Ankylosing Spondylitis (AS) is a chronic form of arthritis that falls into the category of the spondylarthropathies, or arthritis that affects primarily the spine. In people with AS, the joints and ligaments that allow normal movement of the back become inflamed, producing pain and stiffness, usually beginning in the lower back and often progressing into the upper spine, chest, and neck. As a result of this inflammation, the vertebrae may fuse, causing the spine to become rigid. Other joints such as the hips, shoulders, knees, or ankles may also be involved. AS typically begins in the low back and progresses up the spine to the neck. Deterioration of bone and cartilage can lead to fibrous tissue formation and eventual fusion or solidification of the spine or peripheral joints.

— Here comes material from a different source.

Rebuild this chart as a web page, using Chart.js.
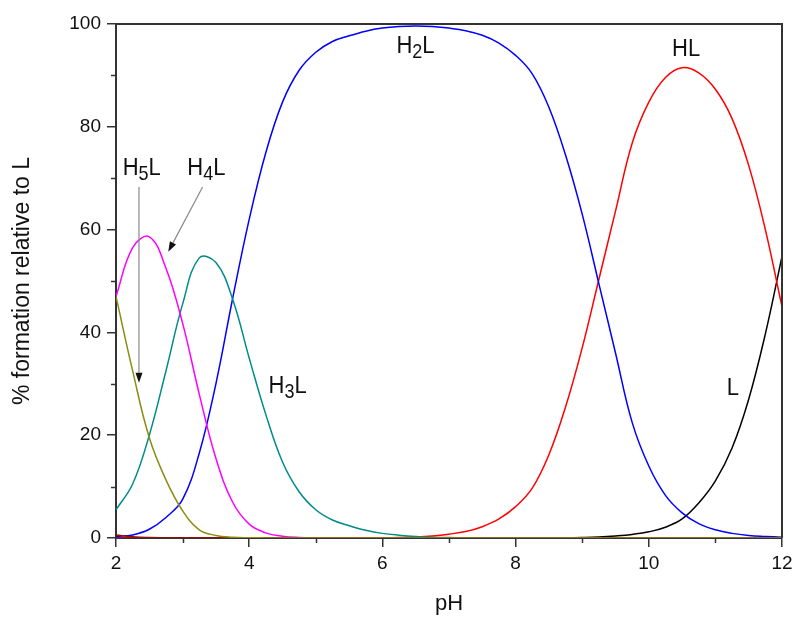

These inflammatory joint changes ultimately lead to fusion of the vertebral bodies, that is, ankylosis or stiffening of the spine.
Unfortunately, no treatment stops the progression of the disease. Management of arthritis is aimed toward delaying further deterioration by enforcing good posture, stretching, and, in some people, wearing braces and lightweight support. The pain and stiffness may be relieved by analgesics and non-steroidal anti-inflammatory drugs. Physical therapy also helps considerably to prevent a stooped posture as the spine begins to fuse. Surgery is rarely indicated to correct or stabilize extreme spine deformities due to AS.